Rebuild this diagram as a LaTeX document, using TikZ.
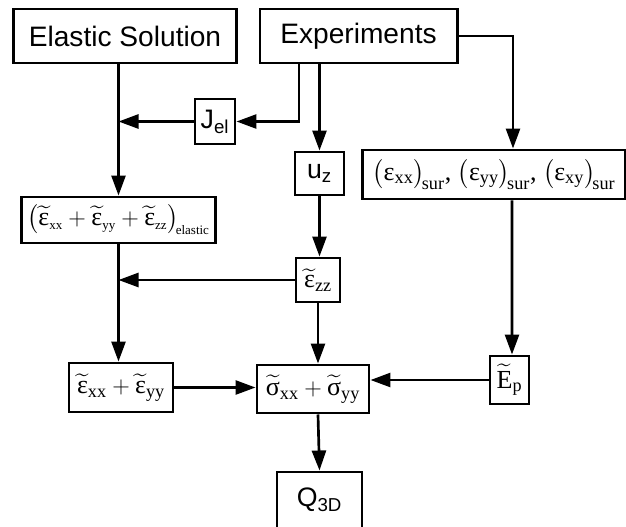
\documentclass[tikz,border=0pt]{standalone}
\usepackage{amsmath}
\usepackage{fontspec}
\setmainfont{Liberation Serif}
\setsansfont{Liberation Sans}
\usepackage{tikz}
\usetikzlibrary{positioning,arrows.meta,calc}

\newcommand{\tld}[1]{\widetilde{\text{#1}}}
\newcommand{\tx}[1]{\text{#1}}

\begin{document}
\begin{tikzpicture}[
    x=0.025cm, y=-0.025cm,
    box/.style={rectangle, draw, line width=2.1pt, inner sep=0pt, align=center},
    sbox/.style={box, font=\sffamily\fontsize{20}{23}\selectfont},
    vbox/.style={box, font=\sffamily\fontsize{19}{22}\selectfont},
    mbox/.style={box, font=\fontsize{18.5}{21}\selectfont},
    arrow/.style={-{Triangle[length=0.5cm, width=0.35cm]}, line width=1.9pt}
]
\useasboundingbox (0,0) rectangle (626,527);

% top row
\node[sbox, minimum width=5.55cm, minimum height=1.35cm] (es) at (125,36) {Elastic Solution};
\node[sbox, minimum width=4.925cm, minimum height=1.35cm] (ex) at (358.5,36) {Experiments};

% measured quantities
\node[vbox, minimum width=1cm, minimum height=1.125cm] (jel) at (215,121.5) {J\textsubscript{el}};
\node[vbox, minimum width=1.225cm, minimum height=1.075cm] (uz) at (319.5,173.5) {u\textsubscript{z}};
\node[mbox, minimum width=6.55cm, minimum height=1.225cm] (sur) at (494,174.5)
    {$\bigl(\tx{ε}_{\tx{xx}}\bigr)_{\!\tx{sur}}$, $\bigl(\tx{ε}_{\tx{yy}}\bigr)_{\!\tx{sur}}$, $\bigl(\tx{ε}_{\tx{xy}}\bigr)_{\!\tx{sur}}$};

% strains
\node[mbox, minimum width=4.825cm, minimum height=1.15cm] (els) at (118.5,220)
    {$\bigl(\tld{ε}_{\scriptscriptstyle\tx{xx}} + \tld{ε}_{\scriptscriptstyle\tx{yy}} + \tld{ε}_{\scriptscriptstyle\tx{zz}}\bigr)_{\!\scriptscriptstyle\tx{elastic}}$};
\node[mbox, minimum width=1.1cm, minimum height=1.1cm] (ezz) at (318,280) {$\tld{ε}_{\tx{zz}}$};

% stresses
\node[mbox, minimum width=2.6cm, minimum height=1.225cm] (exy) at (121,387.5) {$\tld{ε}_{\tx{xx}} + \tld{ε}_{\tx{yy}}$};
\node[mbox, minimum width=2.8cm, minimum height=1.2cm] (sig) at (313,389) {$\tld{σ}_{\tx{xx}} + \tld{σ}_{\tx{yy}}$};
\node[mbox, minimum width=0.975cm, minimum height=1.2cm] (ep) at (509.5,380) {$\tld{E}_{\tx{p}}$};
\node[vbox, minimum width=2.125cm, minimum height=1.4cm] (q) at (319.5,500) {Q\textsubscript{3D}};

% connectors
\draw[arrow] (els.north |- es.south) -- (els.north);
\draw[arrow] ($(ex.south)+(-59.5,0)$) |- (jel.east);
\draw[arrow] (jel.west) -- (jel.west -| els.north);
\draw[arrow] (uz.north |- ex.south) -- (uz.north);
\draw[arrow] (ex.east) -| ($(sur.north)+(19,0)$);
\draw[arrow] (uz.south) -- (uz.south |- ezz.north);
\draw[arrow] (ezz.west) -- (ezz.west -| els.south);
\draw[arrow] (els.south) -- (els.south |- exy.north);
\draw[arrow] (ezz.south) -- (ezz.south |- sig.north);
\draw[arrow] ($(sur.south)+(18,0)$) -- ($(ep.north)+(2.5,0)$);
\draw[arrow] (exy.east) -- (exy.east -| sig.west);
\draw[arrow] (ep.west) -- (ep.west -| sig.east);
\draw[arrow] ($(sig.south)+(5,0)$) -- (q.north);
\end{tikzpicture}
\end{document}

※

Copy every line of the data exactly as written, excluding the pictures.

Rebuild this diagram as a LaTeX document, using TikZ.
\documentclass[tikz,border=0pt]{standalone}
\usepackage{amsmath}
\usepackage{fontspec}
\setmainfont{Liberation Serif}
\setsansfont{Liberation Sans}
\usepackage{tikz}
\usetikzlibrary{positioning,arrows.meta,calc}

\newcommand{\tld}[1]{\widetilde{\text{#1}}}
\newcommand{\tx}[1]{\text{#1}}

\begin{document}
\begin{tikzpicture}[
    x=0.025cm, y=-0.025cm,
    box/.style={rectangle, draw, line width=2.1pt, inner sep=0pt, align=center},
    sbox/.style={box, font=\sffamily\fontsize{20}{23}\selectfont},
    vbox/.style={box, font=\sffamily\fontsize{19}{22}\selectfont},
    mbox/.style={box, font=\fontsize{18.5}{21}\selectfont},
    arrow/.style={-{Triangle[length=0.5cm, width=0.35cm]}, line width=1.9pt}
]
\useasboundingbox (0,0) rectangle (626,527);

% top row
\node[sbox, minimum width=5.55cm, minimum height=1.35cm] (es) at (125,36) {Elastic Solution};
\node[sbox, minimum width=4.925cm, minimum height=1.35cm] (ex) at (358.5,36) {Experiments};

% measured quantities
\node[vbox, minimum width=1cm, minimum height=1.125cm] (jel) at (215,121.5) {J\textsubscript{el}};
\node[vbox, minimum width=1.225cm, minimum height=1.075cm] (uz) at (319.5,173.5) {u\textsubscript{z}};
\node[mbox, minimum width=6.55cm, minimum height=1.225cm] (sur) at (494,174.5)
    {$\bigl(\tx{ε}_{\tx{xx}}\bigr)_{\!\tx{sur}}$, $\bigl(\tx{ε}_{\tx{yy}}\bigr)_{\!\tx{sur}}$, $\bigl(\tx{ε}_{\tx{xy}}\bigr)_{\!\tx{sur}}$};

% strains
\node[mbox, minimum width=4.825cm, minimum height=1.15cm] (els) at (118.5,220)
    {$\bigl(\tld{ε}_{\scriptscriptstyle\tx{xx}} + \tld{ε}_{\scriptscriptstyle\tx{yy}} + \tld{ε}_{\scriptscriptstyle\tx{zz}}\bigr)_{\!\scriptscriptstyle\tx{elastic}}$};
\node[mbox, minimum width=1.1cm, minimum height=1.1cm] (ezz) at (318,280) {$\tld{ε}_{\tx{zz}}$};

% stresses
\node[mbox, minimum width=2.6cm, minimum height=1.225cm] (exy) at (121,387.5) {$\tld{ε}_{\tx{xx}} + \tld{ε}_{\tx{yy}}$};
\node[mbox, minimum width=2.8cm, minimum height=1.2cm] (sig) at (313,389) {$\tld{σ}_{\tx{xx}} + \tld{σ}_{\tx{yy}}$};
\node[mbox, minimum width=0.975cm, minimum height=1.2cm] (ep) at (509.5,380) {$\tld{E}_{\tx{p}}$};
\node[vbox, minimum width=2.125cm, minimum height=1.4cm] (q) at (319.5,500) {Q\textsubscript{3D}};

% connectors
\draw[arrow] (els.north |- es.south) -- (els.north);
\draw[arrow] ($(ex.south)+(-59.5,0)$) |- (jel.east);
\draw[arrow] (jel.west) -- (jel.west -| els.north);
\draw[arrow] (uz.north |- ex.south) -- (uz.north);
\draw[arrow] (ex.east) -| ($(sur.north)+(19,0)$);
\draw[arrow] (uz.south) -- (uz.south |- ezz.north);
\draw[arrow] (ezz.west) -- (ezz.west -| els.south);
\draw[arrow] (els.south) -- (els.south |- exy.north);
\draw[arrow] (ezz.south) -- (ezz.south |- sig.north);
\draw[arrow] ($(sur.south)+(18,0)$) -- ($(ep.north)+(2.5,0)$);
\draw[arrow] (exy.east) -- (exy.east -| sig.west);
\draw[arrow] (ep.west) -- (ep.west -| sig.east);
\draw[arrow] ($(sig.south)+(5,0)$) -- (q.north);
\end{tikzpicture}
\end{document}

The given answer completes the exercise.